[Exercise goal]: Leave the pictures out. Retype exactly the lines below from the one containing "Convert this chart to pgfplots code." through the one containing "cs:#1,#2) -- ++(#3:\R)", and no others.

[Data section]:
** Start **

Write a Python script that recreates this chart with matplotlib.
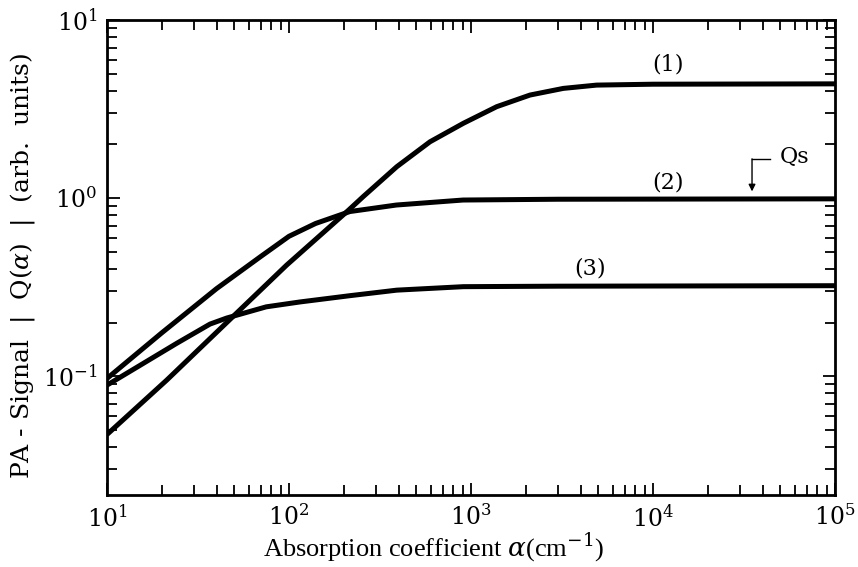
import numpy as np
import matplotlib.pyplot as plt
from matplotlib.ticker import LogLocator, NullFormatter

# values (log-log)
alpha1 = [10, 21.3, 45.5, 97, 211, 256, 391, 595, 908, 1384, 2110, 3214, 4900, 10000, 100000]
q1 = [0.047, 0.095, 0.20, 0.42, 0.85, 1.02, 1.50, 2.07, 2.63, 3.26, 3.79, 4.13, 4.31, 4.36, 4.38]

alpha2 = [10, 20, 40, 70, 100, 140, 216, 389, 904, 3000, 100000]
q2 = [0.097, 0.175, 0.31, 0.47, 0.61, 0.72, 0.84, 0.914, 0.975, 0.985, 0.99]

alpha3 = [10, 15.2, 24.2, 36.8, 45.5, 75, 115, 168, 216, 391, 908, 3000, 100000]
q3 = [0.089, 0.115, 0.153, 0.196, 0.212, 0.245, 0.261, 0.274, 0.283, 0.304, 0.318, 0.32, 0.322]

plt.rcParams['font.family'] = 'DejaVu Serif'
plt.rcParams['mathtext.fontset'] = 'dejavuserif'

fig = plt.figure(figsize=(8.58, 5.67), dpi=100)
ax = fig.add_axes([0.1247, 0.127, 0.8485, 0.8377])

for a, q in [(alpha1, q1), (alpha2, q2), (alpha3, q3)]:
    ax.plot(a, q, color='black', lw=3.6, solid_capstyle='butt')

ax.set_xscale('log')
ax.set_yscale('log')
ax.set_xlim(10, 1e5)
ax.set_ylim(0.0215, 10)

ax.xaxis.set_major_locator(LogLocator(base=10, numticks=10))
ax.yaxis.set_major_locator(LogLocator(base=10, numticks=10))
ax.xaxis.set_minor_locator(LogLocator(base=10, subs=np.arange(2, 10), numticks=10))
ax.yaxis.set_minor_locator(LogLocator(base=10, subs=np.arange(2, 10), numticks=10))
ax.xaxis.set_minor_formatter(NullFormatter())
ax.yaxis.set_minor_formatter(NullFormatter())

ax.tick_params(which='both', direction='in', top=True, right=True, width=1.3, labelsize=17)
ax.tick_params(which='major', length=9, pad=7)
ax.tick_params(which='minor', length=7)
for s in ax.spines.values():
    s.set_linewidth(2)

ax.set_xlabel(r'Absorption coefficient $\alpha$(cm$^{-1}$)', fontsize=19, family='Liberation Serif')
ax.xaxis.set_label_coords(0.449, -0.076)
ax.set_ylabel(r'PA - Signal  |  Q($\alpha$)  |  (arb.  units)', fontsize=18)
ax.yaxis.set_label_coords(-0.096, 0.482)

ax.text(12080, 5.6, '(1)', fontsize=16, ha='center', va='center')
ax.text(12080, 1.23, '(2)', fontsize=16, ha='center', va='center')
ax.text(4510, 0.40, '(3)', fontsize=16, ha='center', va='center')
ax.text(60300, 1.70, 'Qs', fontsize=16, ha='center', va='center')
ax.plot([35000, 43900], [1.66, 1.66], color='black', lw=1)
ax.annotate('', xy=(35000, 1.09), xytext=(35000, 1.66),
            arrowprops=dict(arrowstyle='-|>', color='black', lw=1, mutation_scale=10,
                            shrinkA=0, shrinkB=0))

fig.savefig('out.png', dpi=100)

** End **
** Start **

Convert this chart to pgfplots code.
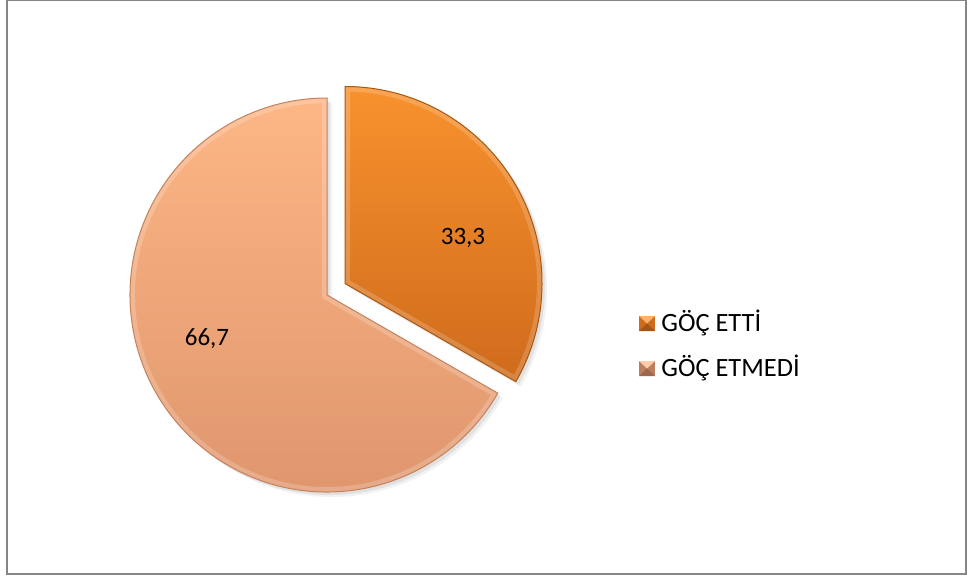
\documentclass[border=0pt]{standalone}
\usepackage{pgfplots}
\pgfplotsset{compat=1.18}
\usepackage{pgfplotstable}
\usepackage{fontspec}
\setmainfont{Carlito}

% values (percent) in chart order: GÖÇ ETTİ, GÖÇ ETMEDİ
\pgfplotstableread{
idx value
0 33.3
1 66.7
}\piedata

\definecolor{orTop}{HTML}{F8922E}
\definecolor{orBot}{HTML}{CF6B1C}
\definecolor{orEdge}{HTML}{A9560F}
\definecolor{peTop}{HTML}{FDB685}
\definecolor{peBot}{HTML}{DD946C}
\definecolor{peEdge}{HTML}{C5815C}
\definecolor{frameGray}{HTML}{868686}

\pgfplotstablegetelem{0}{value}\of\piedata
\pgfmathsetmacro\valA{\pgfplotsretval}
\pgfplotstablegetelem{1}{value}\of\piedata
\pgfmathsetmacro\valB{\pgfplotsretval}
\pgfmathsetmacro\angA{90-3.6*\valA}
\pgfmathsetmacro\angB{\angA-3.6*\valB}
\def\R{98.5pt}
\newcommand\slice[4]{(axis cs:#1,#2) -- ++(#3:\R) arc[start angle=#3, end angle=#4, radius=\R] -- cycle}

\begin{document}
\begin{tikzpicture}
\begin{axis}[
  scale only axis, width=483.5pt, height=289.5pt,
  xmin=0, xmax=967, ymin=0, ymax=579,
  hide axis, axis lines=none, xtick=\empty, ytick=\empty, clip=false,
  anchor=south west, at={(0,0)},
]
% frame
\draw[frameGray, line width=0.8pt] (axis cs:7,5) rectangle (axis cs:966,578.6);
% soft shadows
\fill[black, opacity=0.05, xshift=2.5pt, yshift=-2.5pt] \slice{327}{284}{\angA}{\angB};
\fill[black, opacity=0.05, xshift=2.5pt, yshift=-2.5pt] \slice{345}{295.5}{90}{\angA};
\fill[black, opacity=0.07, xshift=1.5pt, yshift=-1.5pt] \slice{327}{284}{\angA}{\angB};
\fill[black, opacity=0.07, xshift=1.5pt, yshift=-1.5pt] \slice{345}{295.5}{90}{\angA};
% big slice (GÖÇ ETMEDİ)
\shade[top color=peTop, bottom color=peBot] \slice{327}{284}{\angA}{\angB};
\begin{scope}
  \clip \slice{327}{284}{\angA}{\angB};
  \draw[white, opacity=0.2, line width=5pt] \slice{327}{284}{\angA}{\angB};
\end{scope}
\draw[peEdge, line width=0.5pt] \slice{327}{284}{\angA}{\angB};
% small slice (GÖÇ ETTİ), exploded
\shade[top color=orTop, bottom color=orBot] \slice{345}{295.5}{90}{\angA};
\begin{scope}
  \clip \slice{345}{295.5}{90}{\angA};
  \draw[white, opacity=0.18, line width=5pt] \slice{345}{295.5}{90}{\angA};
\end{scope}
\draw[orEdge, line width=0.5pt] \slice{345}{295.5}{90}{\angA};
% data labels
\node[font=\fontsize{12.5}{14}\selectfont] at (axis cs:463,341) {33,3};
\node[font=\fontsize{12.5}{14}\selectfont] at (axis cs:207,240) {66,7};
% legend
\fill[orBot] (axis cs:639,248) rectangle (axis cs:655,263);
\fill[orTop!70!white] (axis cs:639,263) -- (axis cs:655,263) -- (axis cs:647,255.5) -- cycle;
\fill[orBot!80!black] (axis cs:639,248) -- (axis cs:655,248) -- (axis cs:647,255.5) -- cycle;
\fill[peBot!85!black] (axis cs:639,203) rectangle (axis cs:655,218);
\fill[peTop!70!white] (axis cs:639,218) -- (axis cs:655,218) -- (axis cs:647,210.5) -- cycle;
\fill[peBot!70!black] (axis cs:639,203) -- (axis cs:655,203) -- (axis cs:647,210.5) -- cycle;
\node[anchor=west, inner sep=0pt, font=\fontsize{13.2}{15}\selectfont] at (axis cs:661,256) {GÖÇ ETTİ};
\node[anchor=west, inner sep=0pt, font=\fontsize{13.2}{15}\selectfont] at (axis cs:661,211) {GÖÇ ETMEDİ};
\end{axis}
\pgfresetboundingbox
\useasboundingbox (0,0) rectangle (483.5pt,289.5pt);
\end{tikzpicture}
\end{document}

** End **

[Response]:
Convert this chart to pgfplots code.
\documentclass[border=0pt]{standalone}
\usepackage{pgfplots}
\pgfplotsset{compat=1.18}
\usepackage{pgfplotstable}
\usepackage{fontspec}
\setmainfont{Carlito}

% values (percent) in chart order: GÖÇ ETTİ, GÖÇ ETMEDİ
\pgfplotstableread{
idx value
0 33.3
1 66.7
}\piedata

\definecolor{orTop}{HTML}{F8922E}
\definecolor{orBot}{HTML}{CF6B1C}
\definecolor{orEdge}{HTML}{A9560F}
\definecolor{peTop}{HTML}{FDB685}
\definecolor{peBot}{HTML}{DD946C}
\definecolor{peEdge}{HTML}{C5815C}
\definecolor{frameGray}{HTML}{868686}

\pgfplotstablegetelem{0}{value}\of\piedata
\pgfmathsetmacro\valA{\pgfplotsretval}
\pgfplotstablegetelem{1}{value}\of\piedata
\pgfmathsetmacro\valB{\pgfplotsretval}
\pgfmathsetmacro\angA{90-3.6*\valA}
\pgfmathsetmacro\angB{\angA-3.6*\valB}
\def\R{98.5pt}
\newcommand\slice[4]{(axis cs:#1,#2) -- ++(#3:\R) arc[start angle=#3, end angle=#4, radius=\R] -- cycle}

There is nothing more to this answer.